Find someone else you trust (a secondary mentor, another faculty member, something like that) and talk to them about the situation. Ask them for advice. Respect what they are telling you: be a good listener (if you find yourself arguing with them, time to back off and listen and try to understand what they are telling you). See if this can get you any additional information about what might be motivating your faculty or ways you might be able to resolve the situation. You're in an Ivy League school; odds are that someone else in your department cares about visiting scholars.
Go talk to your advisor. Ask questions. Listen. Empathize. Try to find a win-win outcome that both of you can feel like offers something positive. You can be frank and honest that your relationship seems to have gotten off on a bad foot and you'd like to work out a way to improve the relationship and find a way to be useful to him that also benefits your career. Ask him for help crafting a performance improvement plan that from his perspective would help you do a better job of meeting his expectations.

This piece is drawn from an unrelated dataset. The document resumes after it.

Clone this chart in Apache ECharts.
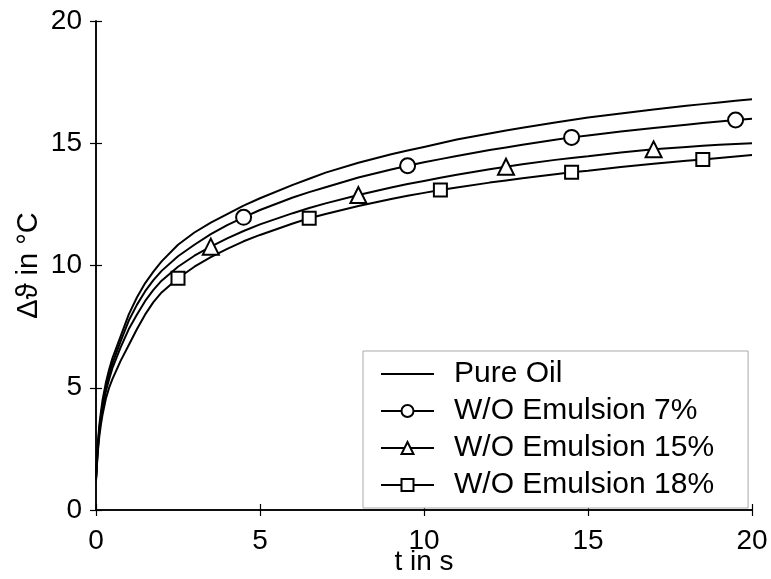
<!DOCTYPE html>
<html>
<head>
<meta charset="utf-8">
<script src="https://cdn.jsdelivr.net/npm/echarts@6/dist/echarts.min.js"></script>
<style>
html,body{margin:0;padding:0;background:#fff;}
#chart{width:771px;height:579px;}
</style>
</head>
<body>
<div id="chart"></div>
<script>
// time axis (s)
var times = [0, 0.05, 0.1, 0.15, 0.2, 0.3, 0.4, 0.5, 0.75, 1, 1.25, 1.5, 1.75, 2, 2.5, 3, 3.5, 4, 4.5, 5, 6, 6.5, 7, 8, 9, 9.5, 10, 10.5, 11, 12, 12.5, 13, 14, 14.5, 15, 16, 17, 18, 18.5, 19, 19.5, 20];
// temperature rise (°C)
var pureOil = [1.3, 2.6, 3.45, 4.0, 4.5, 5.2, 5.75, 6.2, 7.1, 8.0, 8.7, 9.28, 9.75, 10.17, 10.85, 11.35, 11.75, 12.1, 12.45, 12.75, 13.3, 13.55, 13.8, 14.2, 14.55, 14.7, 14.85, 15.0, 15.15, 15.4, 15.52, 15.63, 15.85, 15.95, 16.05, 16.22, 16.38, 16.53, 16.6, 16.67, 16.74, 16.8];
var emulsion7 = [1.3, 2.5, 3.3, 3.85, 4.3, 5.0, 5.55, 6.0, 6.9, 7.75, 8.4, 8.95, 9.4, 9.78, 10.38, 10.85, 11.28, 11.65, 11.97, 12.27, 12.78, 13.0, 13.2, 13.6, 13.93, 14.08, 14.22, 14.35, 14.48, 14.72, 14.83, 14.94, 15.14, 15.24, 15.32, 15.48, 15.62, 15.76, 15.83, 15.89, 15.95, 16.0];
var emulsion15 = [1.25, 2.4, 3.2, 3.7, 4.15, 4.85, 5.35, 5.8, 6.65, 7.4, 8.0, 8.55, 9.0, 9.38, 9.95, 10.4, 10.77, 11.11, 11.41, 11.68, 12.14, 12.35, 12.54, 12.88, 13.19, 13.33, 13.46, 13.59, 13.71, 13.94, 14.04, 14.14, 14.32, 14.4, 14.47, 14.62, 14.75, 14.85, 14.9, 14.94, 14.97, 15.0];
var emulsion18 = [1.2, 2.3, 3.0, 3.5, 3.9, 4.55, 5.0, 5.35, 6.1, 6.75, 7.4, 8.0, 8.5, 8.9, 9.48, 9.95, 10.34, 10.68, 10.99, 11.25, 11.72, 11.93, 12.11, 12.43, 12.72, 12.85, 12.97, 13.09, 13.19, 13.39, 13.48, 13.57, 13.73, 13.81, 13.88, 14.03, 14.16, 14.28, 14.34, 14.4, 14.46, 14.52];
// times at which markers are drawn
var markers7 = [4.5, 9.5, 14.5, 19.5];
var markers15 = [3.5, 8, 12.5, 17];
var markers18 = [2.5, 6.5, 10.5, 14.5, 18.5];
var seriesNames = ['Pure Oil', 'W/O Emulsion 7%', 'W/O Emulsion 15%', 'W/O Emulsion 18%'];
var xTicks = [0, 5, 10, 15, 20];
var yTicks = [0, 5, 10, 15, 20];

function build(vals, marks) {
  return times.map(function (t, i) {
    if (marks && marks.indexOf(t) >= 0) return { value: [t, vals[i]] };
    return { value: [t, vals[i]], symbol: 'none' };
  });
}

var font = 'Liberation Sans, Arial, Helvetica, sans-serif';

function mkSeries(name, vals, marks, symbol, size) {
  return {
    name: name,
    type: 'line',
    data: build(vals, marks),
    symbol: symbol,
    symbolSize: size,
    showSymbol: true,
    smooth: false,
    lineStyle: { color: '#000', width: 2 },
    itemStyle: { color: '#000', borderColor: '#000', borderWidth: 1.8 },
    emphasis: { disabled: true },
    animation: false,
    z: 3
  };
}

var chart = echarts.init(document.getElementById('chart'), null, { renderer: 'canvas' });
var axisLine = { show: true, lineStyle: { color: '#000', width: 1.5 } };
var tick = { show: true, inside: true, length: 6, lineStyle: { color: '#000', width: 1.2 } };
chart.setOption({
  backgroundColor: '#fff',
  animation: false,
  grid: { left: 96, right: 19, top: 21, bottom: 69, containLabel: false, outerBoundsMode: 'none' },
  xAxis: [
    {
      type: 'value', min: xTicks[0], max: xTicks[xTicks.length - 1], interval: 5, position: 'bottom',
      axisLine: axisLine, axisTick: tick, splitLine: { show: false },
      axisLabel: { color: '#000', fontSize: 28, fontFamily: font, margin: 17 },
      name: 't in s', nameLocation: 'middle', nameGap: 38, nameMoveOverlap: false,
      nameTextStyle: { color: '#000', fontSize: 28, fontFamily: font }
    },
    {
      type: 'value', min: xTicks[0], max: xTicks[xTicks.length - 1], interval: 5, position: 'top',
      axisLine: axisLine, axisTick: tick, splitLine: { show: false }, axisLabel: { show: false }
    }
  ],
  yAxis: [
    {
      type: 'value', min: yTicks[0], max: yTicks[yTicks.length - 1], interval: 5, position: 'left',
      axisLine: axisLine, axisTick: tick, splitLine: { show: false },
      axisLabel: { color: '#000', fontSize: 28, fontFamily: font, margin: 14, padding: [5, 0, 0, 0] },
      name: 'Δϑ in °C', nameLocation: 'middle', nameGap: 53, nameRotate: 90, nameMoveOverlap: false,
      nameTextStyle: { color: '#000', fontSize: 29, fontFamily: font }
    },
    {
      type: 'value', min: yTicks[0], max: yTicks[yTicks.length - 1], interval: 5, position: 'right',
      axisLine: axisLine, axisTick: tick, splitLine: { show: false }, axisLabel: { show: false }
    }
  ],
  legend: {
    data: [
      { name: seriesNames[0], itemStyle: { opacity: 0 } },
      { name: seriesNames[1] },
      { name: seriesNames[2] },
      { name: seriesNames[3] }
    ],
    orient: 'vertical',
    left: 363, top: 351,
    padding: [8, 34, 8, 17],
    itemWidth: 53, itemHeight: 15, itemGap: 7,
    backgroundColor: '#fff',
    borderColor: '#aaa', borderWidth: 1, borderRadius: 0,
    textStyle: { color: '#000', fontSize: 30, fontFamily: font, padding: [0, 0, 0, 15] },
    selectedMode: false
  },
  series: [
    mkSeries(seriesNames[0], pureOil, null, 'none', 0),
    mkSeries(seriesNames[1], emulsion7, markers7, 'emptyCircle', 15),
    mkSeries(seriesNames[2], emulsion15, markers15, 'emptyTriangle', 16),
    mkSeries(seriesNames[3], emulsion18, markers18, 'emptyRect', 13)
  ]
});
</script>
</body>
</html>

Do not start from a position that you are entitled to his enthusiasm. Do not accuse or argue. This is not a confrontation or a debate; this is a negotiation. You start by trying to gather information and understand your faculty member's perspective better. When you understand his logic and motivations, then you can try to brainstorm together ways that you can change your behavior in a way that benefits both of you (especially him). What you can offer is your willingness to devote your time and energy to work on problems that are relevant to his needs, and your flexibility and willingness to change. Maybe after having this kind of conversation, you will find some new project or new focus that both of you will be excited and enthusiastic about. Or, failing that, maybe you can find some compromise solution that is tolerable for both of you: maybe neither of you walk away exactly excited about the collaboration, but you can both live with it.
Your job at this point is to make the best of the situation. Realize that the resolution might not be perfect. Sometimes, that's life. You just have to roll with the punches and work with what you've got.